Mario Alexandre  ·  March 26, 2026  ·  auto-scatter claude-code token-savings

How a 2ms Hook Eliminates Clarification Loops in Claude

The most expensive thing Claude does is not answering your question. It is asking you clarifying questions. Each clarification is an extra round-trip: one more output, one more input, a bigger conversation, and more time before you get what you wanted.

I fixed this with a hook. Here is how it works and why 2ms of overhead is all it takes.

Why Claude Asks Clarifying Questions

Claude is not asking questions to be difficult. It asks because it does not have enough information to give you a good answer. When you send "fix the bug", Claude faces real uncertainty: Which bug? In what context? With what limits? What format do you want?

A well-trained, honest model will ask rather than guess. That is the right behavior. But if we give it enough information upfront (the full picture it needs), it does not need to ask. It just does.
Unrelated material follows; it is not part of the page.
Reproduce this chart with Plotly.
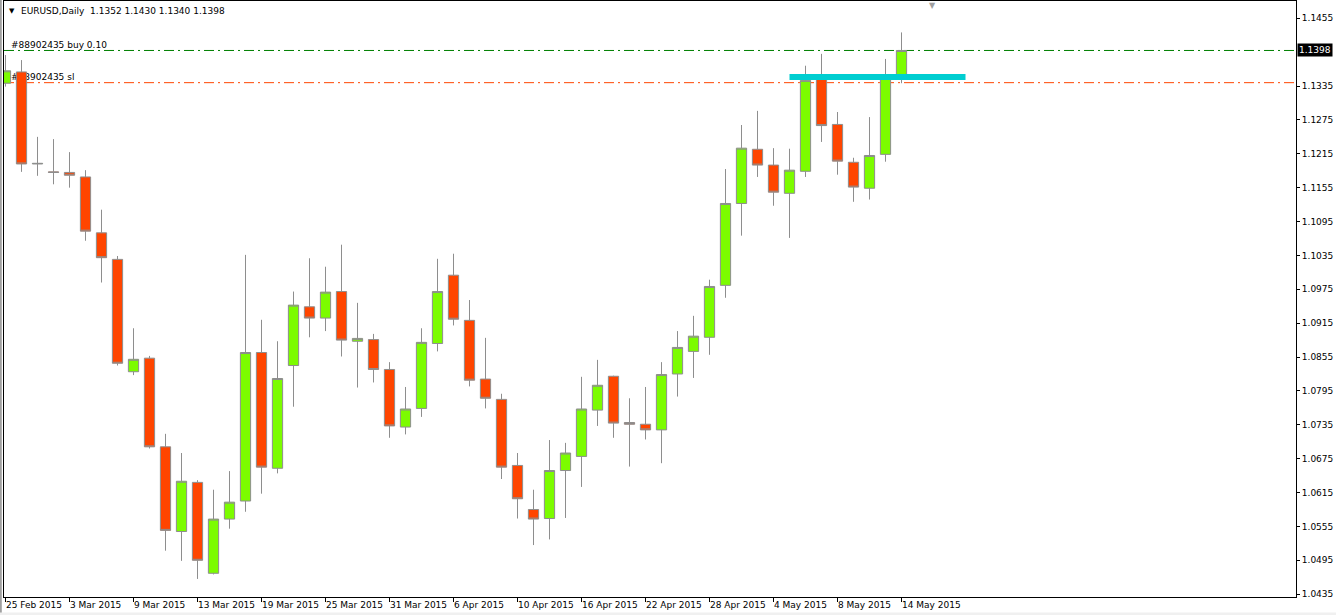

That is the whole idea behind the auto-scatter hook.

The 2ms Breakdown

When I say "2ms hook", I mean the time the hook itself takes: the Python server process, the HTTP roundtrip to localhost:8461, the JSON parsing, and the injection into the system message. That part is 2ms.

The Haiku API call that does the actual scatter decomposition adds 300-800ms, depending on Anthropic's response time. Total time before your prompt hits Claude Sonnet: about 400-900ms. For the quality improvement that produces, that is a great trade.

StepLatency
Hook capture + HTTP to localhost~2ms
Haiku API call (scatter decomposition)300-800ms
JSON parse + system message injection~3ms
Total hook overhead~305-805ms
Saved: 3.2 clarification rounds avoided-5,000-15,000ms

Net effect: adding 500ms upfront saves multiple 2-5 second clarification round trips. Every hook call is a net time gain, not a cost.

sinc-LLM — 6-band prompt decomposition
x(t) = Σ x(nT) · sinc((t - nT) / T)

What the Hook Actually Injects

The Haiku call breaks your prompt into 6 sinc bands. Together, those 6 bands give the model everything it needs to answer correctly on the first try:

PERSONA — who the model should be. Sets the right expertise level, tone, and assumptions.
CONTEXT — what situation you are in. Places the problem in its setting.
DATA — relevant facts and numbers. Gives the model solid anchors.
CONSTRAINTS — what the model cannot do (42.7% of quality weight). Cuts wrong answers before they are even generated.
FORMAT — how the output should look (26.3% of quality weight). Stops "here is an explanation" when you wanted "here is a diff".
TASK — the actual ask. Makes the goal clear.

When CONSTRAINTS and FORMAT are fully specified, the two biggest sources of clarification questions go away. "Should I refactor or just patch?" is no longer asked, because CONSTRAINTS says "minimal footprint". "Do you want code or an explanation?" is no longer asked, because FORMAT says "code diff only". The model just does the task.

The Measurement

Before the hook: 4.2 assistant responses per user prompt. After the hook: 1.6. That 2.6-exchange reduction across 21,194 prompts in 7 days equals $1,588.56 in avoided API cost. The hook overhead (Haiku API) cost $42.39. Net gain: $1,546.17 in one week.

The clarification loop is not just a cost problem. It is also a flow problem. When you are deep in a coding session and Claude asks a clarification question, you have to stop, re-read, think, respond, and wait for the next response. Each loop breaks your focus. The hook removes those breaks almost entirely.